Students should work with their partner on each slide of the evaluating_functions_2_opening activity. On the first slide, students are using a graph to evaluate a function for two given input values. As students are working, move around the room to monitor student progress. The evaluation of f(-1) should be fairly straight forward for students. This question will give you a sense of whether or not students understand the basics of evaluating functions. Evaluating f(2) will require students to make sense of both the graph and the open and closed circles (MP1)(MP2).
When you bring the class together to share out use a non_verbal to see how each pair of students is thinking (students can hold up a certain number of fingers to show the output value). Challenge students to explain their solution to question #2. Also, don't tell students whether or not they are correct at first. Let students argue their ideas with other members of the class (MP3).
In the second slide students should determine the domain of the same piecewise function. Students will need to address whether or not the "jump" in the graph affects the domain. Let students discuss this with a partner first and then open up a whole class discussion. Help guide the discussion back to the domain being all of the input values for the function. Since all of the x-values between -6 and 7 (including 2) yield an output value the domain of function f is [-6,7].
Students should work with partners on evaluate_functions_2_practice. This worksheet provides students some time to practice and apply what they have been learning in previous classes.
As students are working, there are some things that you will want to watch out for as a teacher:
1) In Question #1f and Question #1h watch for students who are writing 31 and 2 respectively for their solutions. This is a common mistakes that students will make. Rather than solving for x, they are substituting the f(x) value for x in the equation.
2) In Question #2e, ensure that students have 3 solutions. The question is saying to find the x values where the function has an output of 2. There are three places on the graph where this happens (MP2).
3) In question #3, students will often write that the range is [-4,1]. Make sure that they realize that the range is a list of all possible output values.
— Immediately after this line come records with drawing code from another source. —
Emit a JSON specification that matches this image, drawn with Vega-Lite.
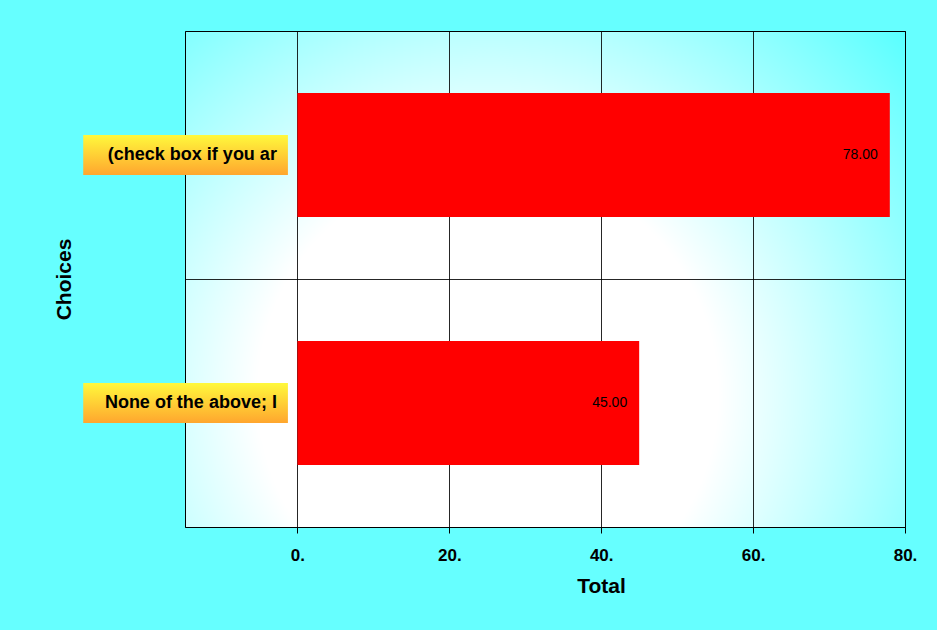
{
  "$schema": "https://vega.github.io/schema/vega-lite/v6.json",
  "width": 720,
  "height": 496,
  "autosize": {"type": "none"},
  "padding": {"left": 185, "top": 31, "right": 32, "bottom": 103},
  "background": "#66ffff",
  "config": {
    "font": "Liberation Sans",
    "view": {
      "stroke": "#000000",
      "strokeWidth": 1,
      "fill": {
        "gradient": "radial",
        "x1": 0.42, "y1": 0.66, "r1": 0,
        "x2": 0.42, "y2": 0.66, "r2": 0.8,
        "stops": [
          {"offset": 0, "color": "#ffffff"},
          {"offset": 0.4, "color": "#ffffff"},
          {"offset": 1, "color": "#4dffff"}
        ]
      }
    },
    "axisX": {
      "grid": true,
      "gridColor": "#000000",
      "gridOpacity": 0.85,
      "domainColor": "#000000",
      "tickColor": "#000000",
      "tickSize": 6,
      "labelFlush": false,
      "labelFontSize": 17,
      "labelFontWeight": "bold",
      "labelColor": "#000000",
      "labelBaseline": "alphabetic",
      "labelPadding": 27,
      "titleFontSize": 21,
      "titleFontWeight": "bold",
      "titleColor": "#000000",
      "titleX": 416,
      "titleY": 65,
      "titleAlign": "center",
      "titleBaseline": "alphabetic"
    }
  },
  "data": {
    "values": [
      {"choice": "(check box if you ar", "total": 78},
      {"choice": "None of the above; I", "total": 45}
    ]
  },
  "encoding": {
    "y": {
      "field": "choice",
      "type": "nominal",
      "sort": null,
      "scale": {"paddingInner": 0.5, "paddingOuter": 0.25},
      "axis": {
        "title": "Choices",
        "labels": false,
        "ticks": false,
        "domain": false,
        "grid": true,
        "bandPosition": -0.5,
        "gridColor": "#000000",
        "gridOpacity": 0.85,
        "titleFontSize": 21,
        "titleFontWeight": "bold",
        "titleColor": "#000000",
        "titleX": -115,
        "titleY": 248,
        "titleAlign": "center",
        "titleBaseline": "alphabetic"
      }
    }
  },
  "layer": [
    {
      "mark": {"type": "bar", "color": "#ff0000"},
      "encoding": {
        "x": {
          "field": "total",
          "type": "quantitative",
          "scale": {"domain": [-14.8, 80], "nice": false, "zero": false},
          "axis": {"values": [0, 20, 40, 60, 80], "labelExpr": "datum.value + '.'", "title": "Total"}
        }
      }
    },
    {
      "mark": {"type": "text", "align": "right", "baseline": "middle", "dx": -12, "fontSize": 14, "color": "#000000"},
      "encoding": {
        "x": {
          "field": "total",
          "type": "quantitative",
          "axis": {"values": [0, 20, 40, 60, 80], "labelExpr": "datum.value + '.'", "title": "Total"}
        },
        "text": {"field": "total", "type": "quantitative", "format": ".2f"}
      }
    },
    {
      "mark": {
        "type": "bar",
        "height": 40,
        "color": {
          "gradient": "linear",
          "x1": 0, "y1": 0, "x2": 0, "y2": 1,
          "stops": [
            {"offset": 0, "color": "#fff93c"},
            {"offset": 1, "color": "#ffa62e"}
          ]
        }
      },
      "encoding": {
        "x": {
          "datum": -28.2,
          "type": "quantitative",
          "axis": {"values": [0, 20, 40, 60, 80], "labelExpr": "datum.value + '.'", "title": "Total"}
        },
        "x2": {"datum": -1.25}
      }
    },
    {
      "mark": {"type": "text", "align": "right", "baseline": "middle", "fontSize": 18, "fontWeight": "bold", "color": "#000000"},
      "encoding": {
        "x": {
          "datum": -2.7,
          "type": "quantitative",
          "axis": {"values": [0, 20, 40, 60, 80], "labelExpr": "datum.value + '.'", "title": "Total"}
        },
        "text": {"field": "choice", "type": "nominal"}
      }
    }
  ]
}
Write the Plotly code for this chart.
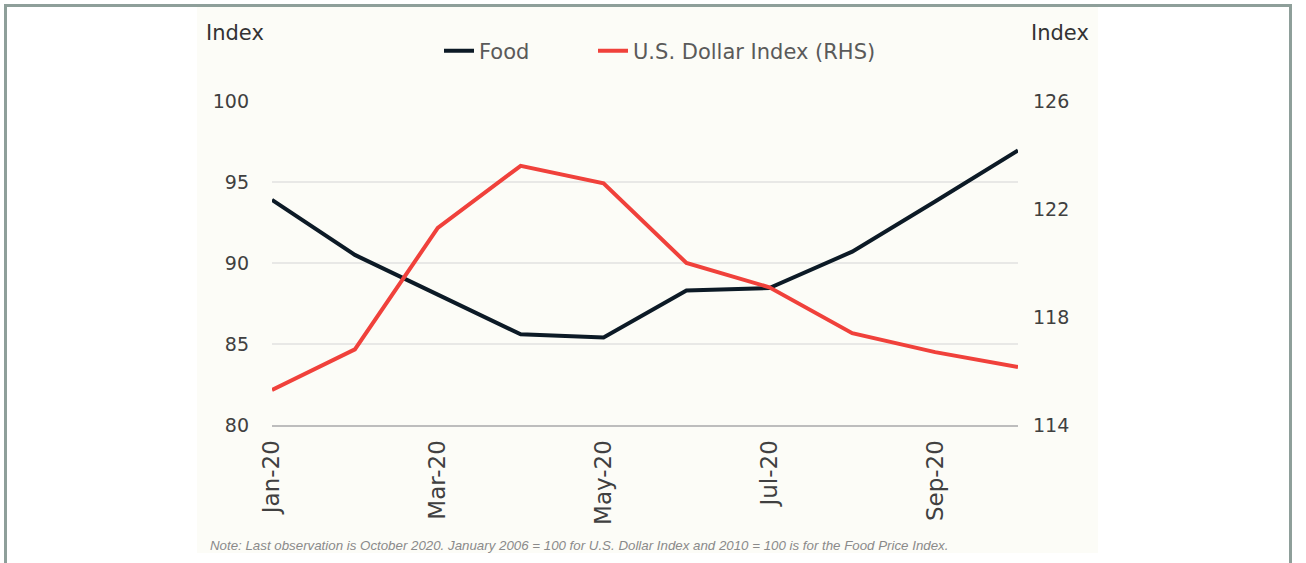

4) In question #4, students will make the connection between evaluating a function and the graph that a function represents (MP4). Ensure that when students are squaring their negative values they are doing so correctly.
5) Ensure that students are correctly graphing the output values at x=4.
Give students sufficient time to work on the functions_representations exit ticket. Now that students have had some time to practice with a classmate, you can evaluate their understanding of the concepts. Questions 1-3 test students mastery of the concepts and skills worked on during the independent practice. Question #4 requires students to identify the domain for a square root function (MP1 and MP2) and explain their reasoning (MP3).